* _Problem to work on_
Omit every picture and return the rest of the data unaltered.
-- Start Dataset section --
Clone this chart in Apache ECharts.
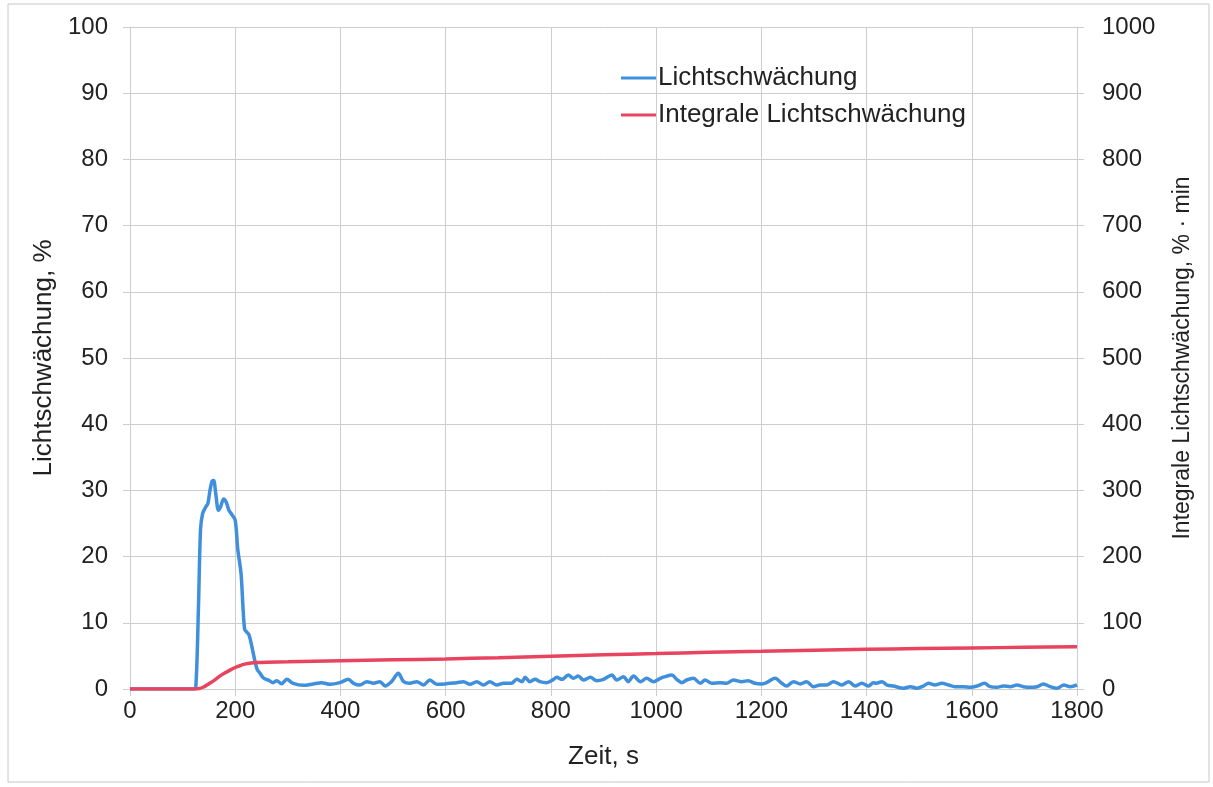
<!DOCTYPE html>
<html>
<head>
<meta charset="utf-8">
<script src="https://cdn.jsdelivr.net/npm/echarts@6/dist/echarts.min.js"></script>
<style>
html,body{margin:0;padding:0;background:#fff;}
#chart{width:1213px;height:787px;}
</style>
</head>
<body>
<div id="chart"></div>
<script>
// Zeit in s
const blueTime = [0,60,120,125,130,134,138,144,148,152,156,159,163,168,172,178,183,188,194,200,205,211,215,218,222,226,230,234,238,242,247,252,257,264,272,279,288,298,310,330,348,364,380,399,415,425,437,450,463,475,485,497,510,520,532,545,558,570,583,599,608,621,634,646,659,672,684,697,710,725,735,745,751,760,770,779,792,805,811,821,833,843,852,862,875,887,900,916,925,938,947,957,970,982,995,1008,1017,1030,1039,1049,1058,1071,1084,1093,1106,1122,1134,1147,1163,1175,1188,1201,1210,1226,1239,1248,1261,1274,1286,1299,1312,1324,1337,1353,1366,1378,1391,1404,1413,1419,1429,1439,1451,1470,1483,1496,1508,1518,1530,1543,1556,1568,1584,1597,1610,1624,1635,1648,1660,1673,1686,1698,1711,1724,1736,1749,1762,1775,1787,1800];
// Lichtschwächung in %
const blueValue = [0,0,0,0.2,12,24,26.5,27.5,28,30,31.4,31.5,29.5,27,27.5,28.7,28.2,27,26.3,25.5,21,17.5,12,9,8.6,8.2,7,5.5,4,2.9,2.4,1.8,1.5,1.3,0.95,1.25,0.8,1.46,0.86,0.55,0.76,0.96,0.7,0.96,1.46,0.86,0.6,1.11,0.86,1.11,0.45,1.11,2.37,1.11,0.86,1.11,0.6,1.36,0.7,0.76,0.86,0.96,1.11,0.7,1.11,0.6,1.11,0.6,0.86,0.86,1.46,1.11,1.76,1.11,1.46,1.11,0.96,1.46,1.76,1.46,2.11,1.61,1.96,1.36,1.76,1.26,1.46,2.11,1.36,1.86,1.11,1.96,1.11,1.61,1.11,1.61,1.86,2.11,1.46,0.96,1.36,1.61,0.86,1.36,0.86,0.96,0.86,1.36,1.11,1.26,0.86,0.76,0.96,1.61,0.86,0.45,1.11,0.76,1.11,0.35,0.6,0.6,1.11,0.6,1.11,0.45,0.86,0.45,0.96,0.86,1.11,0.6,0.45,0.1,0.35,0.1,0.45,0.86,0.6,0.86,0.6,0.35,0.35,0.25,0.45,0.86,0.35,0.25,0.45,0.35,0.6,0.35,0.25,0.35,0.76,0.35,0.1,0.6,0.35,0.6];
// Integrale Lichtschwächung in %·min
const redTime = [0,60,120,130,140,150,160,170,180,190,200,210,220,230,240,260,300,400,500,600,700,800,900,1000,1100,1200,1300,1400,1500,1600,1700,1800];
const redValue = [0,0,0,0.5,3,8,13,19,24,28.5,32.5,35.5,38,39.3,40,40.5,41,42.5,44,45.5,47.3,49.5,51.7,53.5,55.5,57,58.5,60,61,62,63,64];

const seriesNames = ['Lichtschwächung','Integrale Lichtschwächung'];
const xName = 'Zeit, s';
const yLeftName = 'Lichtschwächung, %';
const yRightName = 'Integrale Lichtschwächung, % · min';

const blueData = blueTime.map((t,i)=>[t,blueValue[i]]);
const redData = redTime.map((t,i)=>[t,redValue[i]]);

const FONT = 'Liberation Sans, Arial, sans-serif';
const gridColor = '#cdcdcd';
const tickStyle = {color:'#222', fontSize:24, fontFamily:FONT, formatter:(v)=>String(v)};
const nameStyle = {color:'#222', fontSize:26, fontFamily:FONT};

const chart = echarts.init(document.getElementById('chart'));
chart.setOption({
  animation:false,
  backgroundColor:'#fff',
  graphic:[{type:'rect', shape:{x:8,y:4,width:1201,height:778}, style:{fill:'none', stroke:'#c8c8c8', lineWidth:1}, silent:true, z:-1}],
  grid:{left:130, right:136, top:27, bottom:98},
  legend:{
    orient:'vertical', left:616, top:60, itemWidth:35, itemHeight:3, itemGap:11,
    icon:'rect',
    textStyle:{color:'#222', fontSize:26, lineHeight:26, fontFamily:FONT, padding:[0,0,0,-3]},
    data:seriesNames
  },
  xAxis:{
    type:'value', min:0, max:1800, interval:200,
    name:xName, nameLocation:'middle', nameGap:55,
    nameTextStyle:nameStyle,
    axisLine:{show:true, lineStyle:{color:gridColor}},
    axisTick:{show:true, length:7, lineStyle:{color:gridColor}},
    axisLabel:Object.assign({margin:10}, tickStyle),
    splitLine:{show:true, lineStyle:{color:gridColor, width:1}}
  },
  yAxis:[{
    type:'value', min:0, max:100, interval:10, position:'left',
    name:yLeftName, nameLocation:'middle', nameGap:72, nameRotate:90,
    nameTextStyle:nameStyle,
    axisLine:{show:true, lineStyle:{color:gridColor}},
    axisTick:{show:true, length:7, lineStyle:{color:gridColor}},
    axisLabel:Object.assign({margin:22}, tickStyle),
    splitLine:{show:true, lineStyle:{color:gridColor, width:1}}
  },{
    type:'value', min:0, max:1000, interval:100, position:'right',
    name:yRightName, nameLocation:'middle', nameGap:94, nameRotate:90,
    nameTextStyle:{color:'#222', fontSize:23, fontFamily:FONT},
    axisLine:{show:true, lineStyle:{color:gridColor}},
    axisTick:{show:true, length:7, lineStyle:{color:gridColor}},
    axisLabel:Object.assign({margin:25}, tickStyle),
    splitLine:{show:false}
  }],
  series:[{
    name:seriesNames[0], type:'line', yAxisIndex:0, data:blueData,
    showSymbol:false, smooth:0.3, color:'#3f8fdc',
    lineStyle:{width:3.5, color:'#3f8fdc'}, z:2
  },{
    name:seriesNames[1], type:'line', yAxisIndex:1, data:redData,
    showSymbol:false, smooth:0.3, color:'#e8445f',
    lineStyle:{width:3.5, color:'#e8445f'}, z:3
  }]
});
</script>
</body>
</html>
-- End Dataset section --
* _Exercise answer_
Clone this chart in Apache ECharts.
<!DOCTYPE html>
<html>
<head>
<meta charset="utf-8">
<script src="https://cdn.jsdelivr.net/npm/echarts@6/dist/echarts.min.js"></script>
<style>
html,body{margin:0;padding:0;background:#fff;}
#chart{width:1213px;height:787px;}
</style>
</head>
<body>
<div id="chart"></div>
<script>
// Zeit in s
const blueTime = [0,60,120,125,130,134,138,144,148,152,156,159,163,168,172,178,183,188,194,200,205,211,215,218,222,226,230,234,238,242,247,252,257,264,272,279,288,298,310,330,348,364,380,399,415,425,437,450,463,475,485,497,510,520,532,545,558,570,583,599,608,621,634,646,659,672,684,697,710,725,735,745,751,760,770,779,792,805,811,821,833,843,852,862,875,887,900,916,925,938,947,957,970,982,995,1008,1017,1030,1039,1049,1058,1071,1084,1093,1106,1122,1134,1147,1163,1175,1188,1201,1210,1226,1239,1248,1261,1274,1286,1299,1312,1324,1337,1353,1366,1378,1391,1404,1413,1419,1429,1439,1451,1470,1483,1496,1508,1518,1530,1543,1556,1568,1584,1597,1610,1624,1635,1648,1660,1673,1686,1698,1711,1724,1736,1749,1762,1775,1787,1800];
// Lichtschwächung in %
const blueValue = [0,0,0,0.2,12,24,26.5,27.5,28,30,31.4,31.5,29.5,27,27.5,28.7,28.2,27,26.3,25.5,21,17.5,12,9,8.6,8.2,7,5.5,4,2.9,2.4,1.8,1.5,1.3,0.95,1.25,0.8,1.46,0.86,0.55,0.76,0.96,0.7,0.96,1.46,0.86,0.6,1.11,0.86,1.11,0.45,1.11,2.37,1.11,0.86,1.11,0.6,1.36,0.7,0.76,0.86,0.96,1.11,0.7,1.11,0.6,1.11,0.6,0.86,0.86,1.46,1.11,1.76,1.11,1.46,1.11,0.96,1.46,1.76,1.46,2.11,1.61,1.96,1.36,1.76,1.26,1.46,2.11,1.36,1.86,1.11,1.96,1.11,1.61,1.11,1.61,1.86,2.11,1.46,0.96,1.36,1.61,0.86,1.36,0.86,0.96,0.86,1.36,1.11,1.26,0.86,0.76,0.96,1.61,0.86,0.45,1.11,0.76,1.11,0.35,0.6,0.6,1.11,0.6,1.11,0.45,0.86,0.45,0.96,0.86,1.11,0.6,0.45,0.1,0.35,0.1,0.45,0.86,0.6,0.86,0.6,0.35,0.35,0.25,0.45,0.86,0.35,0.25,0.45,0.35,0.6,0.35,0.25,0.35,0.76,0.35,0.1,0.6,0.35,0.6];
// Integrale Lichtschwächung in %·min
const redTime = [0,60,120,130,140,150,160,170,180,190,200,210,220,230,240,260,300,400,500,600,700,800,900,1000,1100,1200,1300,1400,1500,1600,1700,1800];
const redValue = [0,0,0,0.5,3,8,13,19,24,28.5,32.5,35.5,38,39.3,40,40.5,41,42.5,44,45.5,47.3,49.5,51.7,53.5,55.5,57,58.5,60,61,62,63,64];

const seriesNames = ['Lichtschwächung','Integrale Lichtschwächung'];
const xName = 'Zeit, s';
const yLeftName = 'Lichtschwächung, %';
const yRightName = 'Integrale Lichtschwächung, % · min';

const blueData = blueTime.map((t,i)=>[t,blueValue[i]]);
const redData = redTime.map((t,i)=>[t,redValue[i]]);

const FONT = 'Liberation Sans, Arial, sans-serif';
const gridColor = '#cdcdcd';
const tickStyle = {color:'#222', fontSize:24, fontFamily:FONT, formatter:(v)=>String(v)};
const nameStyle = {color:'#222', fontSize:26, fontFamily:FONT};

const chart = echarts.init(document.getElementById('chart'));
chart.setOption({
  animation:false,
  backgroundColor:'#fff',
  graphic:[{type:'rect', shape:{x:8,y:4,width:1201,height:778}, style:{fill:'none', stroke:'#c8c8c8', lineWidth:1}, silent:true, z:-1}],
  grid:{left:130, right:136, top:27, bottom:98},
  legend:{
    orient:'vertical', left:616, top:60, itemWidth:35, itemHeight:3, itemGap:11,
    icon:'rect',
    textStyle:{color:'#222', fontSize:26, lineHeight:26, fontFamily:FONT, padding:[0,0,0,-3]},
    data:seriesNames
  },
  xAxis:{
    type:'value', min:0, max:1800, interval:200,
    name:xName, nameLocation:'middle', nameGap:55,
    nameTextStyle:nameStyle,
    axisLine:{show:true, lineStyle:{color:gridColor}},
    axisTick:{show:true, length:7, lineStyle:{color:gridColor}},
    axisLabel:Object.assign({margin:10}, tickStyle),
    splitLine:{show:true, lineStyle:{color:gridColor, width:1}}
  },
  yAxis:[{
    type:'value', min:0, max:100, interval:10, position:'left',
    name:yLeftName, nameLocation:'middle', nameGap:72, nameRotate:90,
    nameTextStyle:nameStyle,
    axisLine:{show:true, lineStyle:{color:gridColor}},
    axisTick:{show:true, length:7, lineStyle:{color:gridColor}},
    axisLabel:Object.assign({margin:22}, tickStyle),
    splitLine:{show:true, lineStyle:{color:gridColor, width:1}}
  },{
    type:'value', min:0, max:1000, interval:100, position:'right',
    name:yRightName, nameLocation:'middle', nameGap:94, nameRotate:90,
    nameTextStyle:{color:'#222', fontSize:23, fontFamily:FONT},
    axisLine:{show:true, lineStyle:{color:gridColor}},
    axisTick:{show:true, length:7, lineStyle:{color:gridColor}},
    axisLabel:Object.assign({margin:25}, tickStyle),
    splitLine:{show:false}
  }],
  series:[{
    name:seriesNames[0], type:'line', yAxisIndex:0, data:blueData,
    showSymbol:false, smooth:0.3, color:'#3f8fdc',
    lineStyle:{width:3.5, color:'#3f8fdc'}, z:2
  },{
    name:seriesNames[1], type:'line', yAxisIndex:1, data:redData,
    showSymbol:false, smooth:0.3, color:'#e8445f',
    lineStyle:{width:3.5, color:'#e8445f'}, z:3
  }]
});
</script>
</body>
</html>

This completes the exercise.